Iran's crypto economy tells two stories at once. There's the military side, where the Islamic Revolutionary Guard Corps moves billions through digital networks to dodge sanctions. And there's the civilian side, where ordinary people pull their savings off exchanges because their currency is basically worthless and the internet might go dark at any moment.
According to Chainalysis research, the whole thing added up to $7.8 billion in 2025. That's a lot of economic activity happening in the shadows.
The IRGC Dominates Iran's Crypto Landscape
The Islamic Revolutionary Guard Corps accounted for more than 50% of Iran's total crypto value received in Q4 2025. Their activity jumped from $2 billion in 2024 to $3 billion in 2025, which tracks with their need to move money for oil sales and arms deals without touching the traditional banking system.
Chainalysis identified these flows by tracking addresses linked to IRGC operatives, sanctions-evading networks, and facilitators shuttling illicit oil and weapons across the Middle East. The firm noted the actual numbers are probably higher since their data only captures wallets publicly flagged by U.S. Treasury and Israeli authorities, missing shell companies and unnamed intermediaries entirely.

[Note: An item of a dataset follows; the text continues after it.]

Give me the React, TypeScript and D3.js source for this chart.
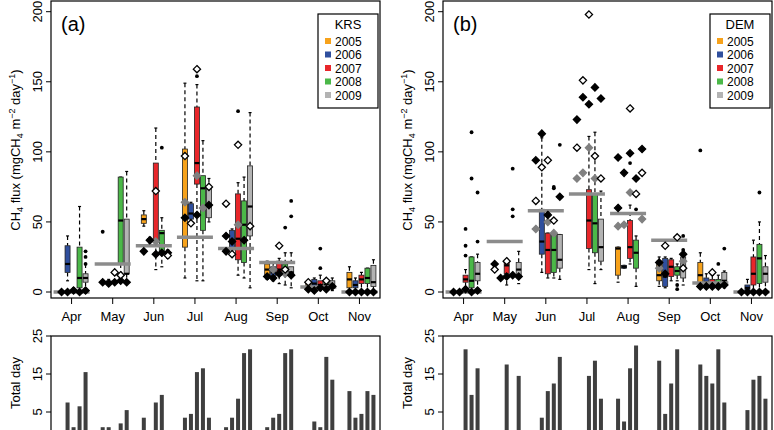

Civilians Rushed to Self-Custody During Protests
Bitcoin (BTC) withdrawals from Iranian exchanges to personal wallets spiked after mass protests erupted on December 28, 2025, right before authorities shut down the nationwide internet.
The logic is straightforward: when your currency has lost 90% of its value since 2018, inflation is running at 40-50%, and your government might freeze your bank account or cut off internet access during unrest, you want your money somewhere they can't touch it. Moving Bitcoin to a wallet you control directly solves that problem.
Chainalysis compared withdrawal patterns from November 1 through December 27 against the protest period starting December 28 and found both dollar amounts and transfer counts jumped significantly.
Geopolitical Chaos Drives Crypto Surges
Iran's crypto volumes consistently spike around major political and military events. The data shows clear jumps during the Kerman bombings in January 2024, Iran's missile strikes against Israel in October 2024, and the 12-day conflict in June 2025.
That June war brought joint U.S.-Israeli strikes targeting Iran's nuclear and ballistic missile programs, plus coordinated cyberattacks against Nobitex, Iran's largest crypto exchange, and Bank Sepah. Even during the attacks, crypto activity surged.
Chainalysis observed that crypto volumes correlate directly with geopolitical instability, suggesting blockchain data offers real-time insights into how political events hammer economies.
What Iran's Crypto Economy Reveals
Iran's situation illustrates Bitcoin's strange duality. It's simultaneously a tool for state actors evading sanctions and a financial escape hatch for civilians trapped under authoritarian regimes facing economic collapse.
This pattern shows up repeatedly in countries experiencing war, currency crises, or government crackdowns. Bitcoin adoption accelerates precisely when traditional finance becomes unreliable or dangerous.
Bitcoin Policy Institute senior fellow Bradley Rettler pointed out that the self-custody surge reflects Bitcoin's appeal in environments dominated by financial repression and currency instability. When you can't trust your government or your banks, you find alternatives.